NE (REAR) ELEVATION: 3-bay elevation with bowed right bay.
NW (SIDE)ELEVATION: 4-bay elevation. Droved ashlar. Blind windows to inner right bay.
RAILINGS: to edge of basement recess and platt, stone copes (edging basement only) surmounted by spear-head finialled cast iron railings.
BOUNDARY WALL: to rear, random rubble wall with flat concrete coping.
GLAZING etc: predominantly 12-pane glazing in timber sash and case windows (4-pane glazing to outer lights of tripartite dormers). Dormers have timber fascia and grey slate haffits and piend roofs. Pitched roof; graded grey slates; stone skews. 1 corniced, droved gablehead stack to NW gable; 1 corniced ashlar ridge stack to right; 1 corniced rubble wallhead stack with droved dressings to rear; circular cans to all stacks.

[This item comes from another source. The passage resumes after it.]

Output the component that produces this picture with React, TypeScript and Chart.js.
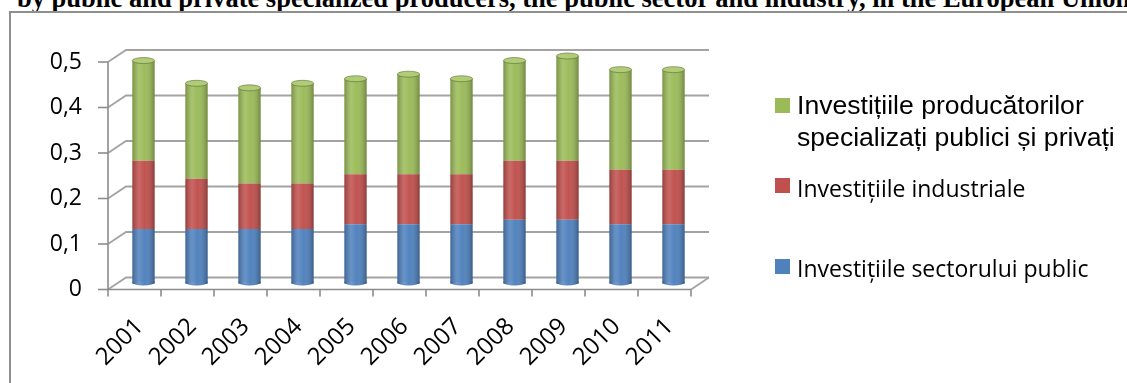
import React, { useEffect, useRef } from 'react';
import { Chart, registerables } from 'chart.js';

Chart.register(...registerables);

const TITLE = 'by public and private specialized producers, the public sector and industry, in the European Union';
const YEARS = ['2001', '2002', '2003', '2004', '2005', '2006', '2007', '2008', '2009', '2010', '2011'];
const PUBLIC_SECTOR = [0.12, 0.12, 0.12, 0.12, 0.13, 0.13, 0.13, 0.14, 0.14, 0.13, 0.13];
const INDUSTRY = [0.15, 0.11, 0.10, 0.10, 0.11, 0.11, 0.11, 0.13, 0.13, 0.12, 0.12];
const SPECIALIZED = [0.22, 0.21, 0.21, 0.22, 0.21, 0.22, 0.21, 0.22, 0.23, 0.22, 0.22];
const Y_TICK_LABELS = ['0', '0,1', '0,2', '0,3', '0,4', '0,5'];
const LABEL_PUBLIC = 'Investițiile sectorului public';
const LABEL_INDUSTRY = 'Investițiile industriale';
const LABEL_SPECIALIZED = ['Investițiile producătorilor', 'specializați publici și privați'];

const BLUE = '#4f81bd';
const RED = '#c0504d';
const GREEN = '#9bbb59';
const CAPS = ['#5b8fcc', '#d4736b', '#b0cc76'];
const GRID = '#a3a3a3';
const DX = 9;
const DY = 6;

const wallsPlugin = {
  id: 'walls3d',
  beforeDatasetsDraw(chart: any) {
    const { ctx, chartArea: a, scales } = chart;
    const x = scales.x;
    const y = scales.y;
    ctx.save();
    ctx.lineWidth = 1.8;
    ctx.strokeStyle = GRID;
    const p0 = y.getPixelForValue(0);
    const pTop = y.getPixelForValue(y.max);
    y.ticks.forEach((t: any) => {
      const py = y.getPixelForValue(t.value);
      ctx.beginPath();
      ctx.moveTo(a.left - DX, py + DY);
      ctx.lineTo(a.left + DX, py - DY);
      ctx.lineTo(a.right + DX, py - DY);
      ctx.stroke();
    });
    ctx.beginPath();
    ctx.moveTo(a.right - DX, p0 + DY);
    ctx.lineTo(a.right + DX, p0 - DY);
    ctx.stroke();
    // front axes
    ctx.strokeStyle = '#8c8c8c';
    ctx.lineWidth = 1.6;
    ctx.beginPath();
    ctx.moveTo(a.left - DX, pTop + DY);
    ctx.lineTo(a.left - DX, p0 + DY);
    ctx.lineTo(a.right - DX, p0 + DY);
    ctx.stroke();
    y.ticks.forEach((t: any) => {
      const py = y.getPixelForValue(t.value) + DY;
      ctx.beginPath();
      ctx.moveTo(a.left - DX - 10, py);
      ctx.lineTo(a.left - DX, py);
      ctx.stroke();
    });
    const n = x.ticks.length;
    for (let i = 0; i <= n; i++) {
      const bx = a.left + ((a.right - a.left) * i) / n - DX;
      ctx.beginPath();
      ctx.moveTo(bx, p0 + DY);
      ctx.lineTo(bx, p0 + DY + 7);
      ctx.stroke();
    }
    // y labels on the front plane
    ctx.fillStyle = '#000';
    ctx.font = '23px "Open Sans"';
    ctx.textAlign = 'right';
    ctx.textBaseline = 'middle';
    y.ticks.forEach((t: any) => {
      const py = y.getPixelForValue(t.value) + DY;
      ctx.fillText(t.label, a.left - DX - 26, py);
    });
    ctx.restore();
  },
  afterDatasetsDraw(chart: any) {
    const { ctx } = chart;
    ctx.save();
    const nd = chart.data.datasets.length;
    chart.data.datasets.forEach((ds: any, di: number) => {
      const meta = chart.getDatasetMeta(di);
      meta.data.forEach((el: any) => {
        const w = el.width;
        const left = el.x - w / 2;
        const top = Math.min(el.y, el.base);
        const bottom = Math.max(el.y, el.base);
        const g = ctx.createLinearGradient(left, 0, left + w, 0);
        g.addColorStop(0, 'rgba(0,0,0,0.22)');
        g.addColorStop(0.3, 'rgba(255,255,255,0.14)');
        g.addColorStop(0.55, 'rgba(255,255,255,0.02)');
        g.addColorStop(1, 'rgba(0,0,0,0.28)');
        if (di === 0) {
          ctx.fillStyle = ds.backgroundColor;
          ctx.beginPath();
          ctx.rect(left, bottom - 2, w, 2);
          ctx.ellipse(el.x, bottom - 1, w / 2, 3, 0, 0, Math.PI);
          ctx.fill();
          ctx.fillStyle = g;
          ctx.beginPath();
          ctx.ellipse(el.x, bottom - 1, w / 2, 3, 0, 0, Math.PI);
          ctx.fill();
        }
        ctx.fillStyle = g;
        ctx.fillRect(left, top, w, bottom - top);
        if (di === nd - 1) {
          ctx.fillStyle = CAPS[di];
          ctx.strokeStyle = 'rgba(90,110,50,0.6)';
          ctx.lineWidth = 1;
          ctx.beginPath();
          ctx.ellipse(el.x, top, w / 2, 3, 0, 0, Math.PI * 2);
          ctx.fill();
          ctx.stroke();
        }
      });
    });
    ctx.restore();
  },
};

export default function App() {
  const ref = useRef<HTMLCanvasElement>(null);
  useEffect(() => {
    const chart = new Chart(ref.current as HTMLCanvasElement, {
      type: 'bar',
      data: {
        labels: YEARS,
        datasets: [
          { label: LABEL_PUBLIC, data: PUBLIC_SECTOR, backgroundColor: BLUE },
          { label: LABEL_INDUSTRY, data: INDUSTRY, backgroundColor: RED },
          { label: LABEL_SPECIALIZED.join(' '), data: SPECIALIZED, backgroundColor: GREEN },
        ],
      },
      options: {
        responsive: false,
        animation: false,
        devicePixelRatio: 1,
        layout: { padding: { left: 117, right: 427, top: 56, bottom: 4.5 } },
        plugins: { legend: { display: false }, title: { display: false }, tooltip: { enabled: false } },
        datasets: { bar: { categoryPercentage: 1, barPercentage: 0.42 } } as any,
        scales: {
          x: {
            stacked: true,
            grid: { display: false, drawTicks: false },
            border: { display: false },
            afterFit: (s: any) => { s.height = 95; },
            ticks: {
              maxRotation: 45,
              minRotation: 45,
              padding: 29,
              labelOffset: -4,
              autoSkip: false,
              color: '#000',
              font: { family: '"Open Sans"', size: 24 },
            },
          },
          y: {
            stacked: true,
            min: 0,
            max: 0.5,
            grid: { display: false, drawTicks: false },
            border: { display: false },
            afterFit: (s: any) => { s.width = 0; },
            ticks: {
              display: false,
              stepSize: 0.1,
              callback: (_v: any, i: number) => Y_TICK_LABELS[i],
            },
          },
        },
      },
      plugins: [wallsPlugin],
    });
    return () => chart.destroy();
  }, []);

  const sq = (color: string, top: number) => (
    <div style={{ position: 'absolute', left: 775, top, width: 15, height: 15, background: color }} />
  );

  return (
    <div style={{ position: 'absolute', left: 0, top: 0, width: 1127, height: 383, overflow: 'hidden', background: '#fff' }}>
      <div style={{ position: 'absolute', left: 17, top: -15, font: 'bold 26.5px "Liberation Serif"', lineHeight: '26.5px', whiteSpace: 'nowrap', color: '#000' }}>{TITLE}</div>
      <div style={{ position: 'absolute', left: 9, top: 11, width: 1300, height: 600, border: '2px solid #8f8f8f' }} />
      <canvas ref={ref} width={1127} height={383} style={{ position: 'absolute', left: 0, top: 0 }} />
      {sq(GREEN, 98)}
      <div style={{ position: 'absolute', left: 797, top: 89, font: '26.6px "Liberation Sans"', lineHeight: '32px', whiteSpace: 'nowrap', color: '#000' }}>
        {LABEL_SPECIALIZED.map((l) => (<div key={l}>{l}</div>))}
      </div>
      {sq(RED, 178)}
      <div style={{ position: 'absolute', left: 797, top: 172, font: '23px "Open Sans"', lineHeight: '32px', whiteSpace: 'nowrap', color: '#000' }}>{LABEL_INDUSTRY}</div>
      {sq(BLUE, 259)}
      <div style={{ position: 'absolute', left: 797, top: 252, font: '23px "Open Sans"', lineHeight: '32px', whiteSpace: 'nowrap', color: '#000' }}>{LABEL_PUBLIC}</div>
    </div>
  );
}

This classically detailed tenement block is a good example of early 19th century high quality tenement design in Edinburgh. It also has streetscape and historical value as an element of the Gayfield estate development. It may also have significance as one of the few extant buildings designed by Cairncross, formerly a pupil or assistant of Robert Adam, for whom he was clerk of works at several prestigious projects, Culzean Castle and Old College, Edinburgh College. Cairncross is not specifically mentioned in contemporary documents in connection with Union Street. However, there is a very strong similarity of design between the tenements on the north side of Union Street and the tenements on the NE side of Gayfield Square, which were designed for Jollie by Cairncross in 1807.
21 Union Street forms part of the Gayfield Estate, so called because it stands on the former grounds of Gayfield House (East London Street; 1763-5, still extant; separately listed Category A). These lands were feued by the solicitor James Jollie from 1785. Building began on either side of the drive to the house; the building line on the SW of Gayfield Square follows the line of the drive. These developments began to establish the form of Gayfield Square, which forms the heart of the estate. The gardens at the core of the square were preserved from development as early as the 1790s; Sasines record that '..the area of Gayfield Place [is] to remain an open space for all time coming.' Union Street is on the boundary of these lands, the north side being Gayfield land, and the south side of the street built on land at the edge of the adjoining Picardy estate.